Denkmalschutz Eller Bleiwalzwerk soll für Häuser weichen

Eller · Denkmalpflege wird in Eller nicht unbedingt großgeschrieben. Mit dem Bleiwalzwerk soll nun wieder ein historisch bedeutsames Industriedenkmal für eine Neubebauung weichen. Zumindest der Schornstein könnte gerettet werden.

 Blick von der Gertrudiskirche um 1900. Oben links ist das Bleiwalzwerk in Klein-Eller zu erkennen.

Blick von der Gertrudiskirche um 1900. Oben links ist das Bleiwalzwerk in Klein-Eller zu erkennen.

Foto: Ulrich Brzosa

In den vergangenen 20 Jahren ist so manches historisch bedeutsame Gebäude in Eller abgerissen worden. Die Sensibilität dafür ist in dem Stadtteil nur bedingt vorhanden, ein angedachter Denkmalpflegeplan ist nie umgesetzt worden. „Dabei waren das oft Bauwerke, die Wendepunkte in der Entwicklung von Eller darstellten“, sagt Ulrich Brzosa, der für die Stadtteilaktivisten dennoch dafür kämpft, dass Erhaltenswertes nicht dem Erdboden gleichgemacht wird.
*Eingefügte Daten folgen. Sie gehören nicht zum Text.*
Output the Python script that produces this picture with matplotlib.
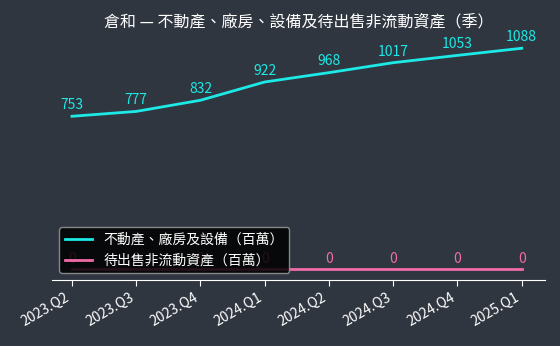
import matplotlib
matplotlib.use('Agg')
import matplotlib.pyplot as plt

plt.rcParams['font.family'] = ['Noto Sans CJK TC', 'DejaVu Sans']

# data
quarters = ['2023.Q2', '2023.Q3', '2023.Q4', '2024.Q1', '2024.Q2', '2024.Q3', '2024.Q4', '2025.Q1']
ppe = [753, 777, 832, 922, 968, 1017, 1053, 1088]
held_for_sale = [0, 0, 0, 0, 0, 0, 0, 0]

bg = '#2f3640'
cyan = '#1de9e6'
pink = '#f06ba8'

fig = plt.figure(figsize=(5.6, 3.46), dpi=100, facecolor=bg)
ax = fig.add_axes([0.093, 0.191, 0.88, 0.70], facecolor=bg)

x = list(range(len(quarters)))
ax.plot(x, ppe, color=cyan, lw=2, label='不動產、廠房及設備（百萬）')
ax.plot(x, held_for_sale, color=pink, lw=2, label='待出售非流動資產（百萬）')

for i, v in enumerate(ppe):
    ax.annotate(str(v), (i, v), xytext=(0, 3), textcoords='offset points',
                ha='center', va='bottom', color=cyan, fontsize=10)
for i, v in enumerate(held_for_sale):
    ax.annotate(str(v), (i, v), xytext=(0, 2), textcoords='offset points',
                ha='center', va='bottom', color=pink, fontsize=10)

ax.set_xlim(-0.31, 7.36)
ax.set_ylim(-53, 1140)
ax.set_xticks(x)
ax.set_xticklabels(quarters, rotation=30, ha='right', color='white', fontsize=10)
ax.set_yticks([])
for s in ['left', 'right', 'top']:
    ax.spines[s].set_visible(False)
ax.spines['bottom'].set_color('white')
ax.tick_params(axis='x', colors='white', length=4)

ax.set_title('倉和 — 不動產、廠房、設備及待出售非流動資產（季）', color='white', fontsize=11.5, pad=8)

leg = ax.legend(loc='lower left', bbox_to_anchor=(0.0, 0.0), fontsize=10,
                facecolor='black', edgecolor='#999999', framealpha=0.85, labelcolor='white')
leg.set_zorder(5)

fig.savefig('out.png', dpi=100, facecolor=bg)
Jetzt droht erneut der Abriss eines Industriedenkmals. Es geht um das 1881 von Ludolph Poensgen erbaute Bleiwalzwerk in Klein-Eller. Ein Investor will auf dem Areal offenbar zehn bis zwölf Mehrfamilienhäuser bauen. Eine offizielle Bauvoranfrage gibt es noch nicht, dementsprechend ist die Bezirksvertretung 8 auch noch nicht involviert, „aber die Eigentümer in der Nachbarschaft wurden bereits wegen der Wegerechte für die Zufahrt angesprochen“, erzählt Brzosa, woher er von den Planungen weiß.

 Heute ist von dem Werk nur noch wenig übrig – außer der Schornstein.

Heute ist von dem Werk nur noch wenig übrig – außer der Schornstein.

Foto: Ulrich Brzosa

Das Bleiwalzwerk war die erste Industrieanlage in Eller überhaupt, „vorher gab es hier allenfalls Ziegelbäckereien, die Industrie war bis 1880 nur in Lierenfeld oder Oberbilk angesiedelt“, erzählt Brzosa. 1881 erwarb der Kaufmann Ludolph Poensgen das Areal für „einen Appel und ein Ei“, von einem Ziegeleibesitzer. „Und in Eller entwickelte sich die erste Protestbewegung. Die Menschen hatten Angst vor giftigen Dämpfen, die aus dem 30 Meter hohen Schornstein steigen, und dem möglichen Lärm“, berichtet Brzosa. Eine Petition wurde erstellt, eine weitere folgte vom Kammerherrn der (zwar blaublütigen, aber leicht dementen) Prinzessin Luise von Anhalt-Bernburg, die auf Schloss Eller residierte. „Aber Poensgen konnte die Befürchtungen bei einem Hearing mit dem Verweis entkräften, er habe seit Jahren eine ähnliche Fabrik an der Oststraße, dort habe es nie Beschwerden gegeben“, rekapituliert Brzosa die Geschehnisse von damals.

1882 wurde die Produktion aufgenommen, es wurden Bleibleche, -rohre und -platten für die boomende Bauwirtschaft hergestellt, 41 Beschäftigte fanden dort Arbeit. Bis in die 1960er Jahre hielt sich das Werk. Seitdem haben sich in den Restbauten der Werksanlage leicht obskure „Kleinstbetriebe im Low-Budget-Bereich“ (Brzosa) angesiedelt. Ein asiatisches Bordell war einmal darunter, inzwischen dominieren Gebrauchtwagenhandel („Nur gegen Bares“). Da diese Betriebe an der Ecke Ludwigshafener Straße und Klein Eller auch nur über eine Sackgasse zu erreichen sind, traut sich ohnehin kaum ein Mensch aus Eller dort hin. Brzosa will auch gar nicht die gesamte Betriebsanlage erhalten, zumindest aber den mittlerweile ohnehin auf zehn Meter gekappten Schornstein. „Er ist ein Wahrzeichen für die Industriegeschichte in Eller und allein schon deswegen erhaltenswert.“ Und er will, dass sich über solche Dinge nicht immer erst Gedanken gemacht werden, wenn alles zu spät ist. Ohnehin gibt es weitere Punkte, über die Investor und Politik jetzt schon nachdenken sollten: „Die Bleiasche und Bleischlacke im Boden und die Zufahrt, für die womöglich ein Dutzend 60 Jahre alte Kastanien gefällt werden müssten.